弘前市の消費者金融「武富士弘前支店」(当時)で2001年5月に発生した強盗殺人・放火事件で、死刑が確定した元タクシー運転手小林光弘死刑囚(56)に刑が執行された。
 従業員5人が死亡、4人が重軽傷を負う、県内犯罪史上類を見ない死傷者を出したことで人々を震撼(しんかん)させた同事件は、発生から13年余りを経て刑事上の処分が終結したことになる。
 しかし、刑が執行されても、理不尽な犯行で奪われた尊い命が戻ってくることはない。犠牲者の遺族や被害者は極刑を望んでいたにせよ、この知らせをどのような心境で受け止めただろうか。当時捜査・調査に当たった警察・消防関係者はさまざまな感慨を抱いたことだろう。

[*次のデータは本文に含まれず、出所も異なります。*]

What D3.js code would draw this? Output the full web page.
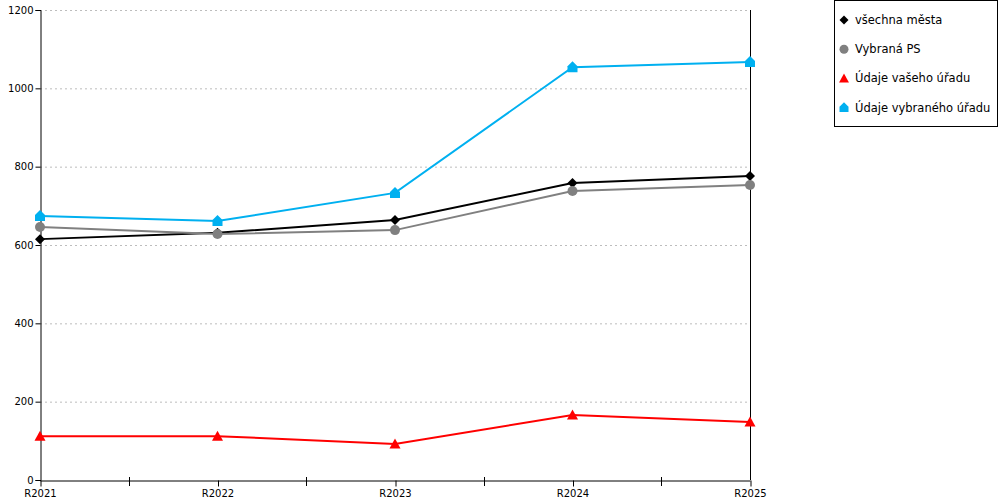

 この場を借りて、改めて犠牲者のご冥福を祈りたい。同時に、二度と起きてはならない悲劇を教訓として、犯罪が被害者や遺族、関係者に与える苦しみの大きさを胸に刻み、犯罪のない安全安心な社会づくりに向けて心を一つにしたい。
 小林死刑囚は、青森地裁での一審から一貫して殺意を否認し続け、強盗殺人には当たらないと主張してきた。2007年4月の死刑確定後も3回再審を請求し、いずれも棄却されていた。最期まで「殺意を持って(まいたガソリンなどの混合油に)火を付けたのではない」と認めてほしかったのだろうか。そうした中での刑執行には、小林死刑囚なりに納得できない部分はあったかもしれない。
 しかし、確定的殺意に至らない「未必の殺意」にとどまるとはいえ、9人を死傷させた結果はあまりに重大だった。借金の返済資金などに困っての身勝手な動機で、競輪を犯行後も繰り返したほか、捜査をかく乱させる目的の手紙を出すなど、積極的に証拠隠滅工作を行っていた。
 現金を要求する脅しの手段として燃焼性の高いガソリンをまいたこと、要求に応じてもらえなかった怒りなどから火を付けたことと、「死ぬとは思わなかった」とする主張の乖離(かいり)はいまだに理解し難い。
 再審を請求し続けた背景に何があったのか、刑が執行された今となっては確認するすべはない。いずれにしても恐るべきは、憤激に身を任せた人間の、理性では理解できない行動である。
 武富士事件後、手口をまねたとみられる事件が各地で頻発し、影響の大きさを思い知らされた。事件後、弘前市内の雑居ビルでは、消防の査察と指導により、避難設備の未設置・破損や消火器の不足といった設備上の不備は改善が進んだ。現在もこれらの設備は維持されているだろうか。万が一の事態のために、消防訓練の定期的な実施も不可欠だ。こうした備えも武富士事件の教訓として怠ってはならない。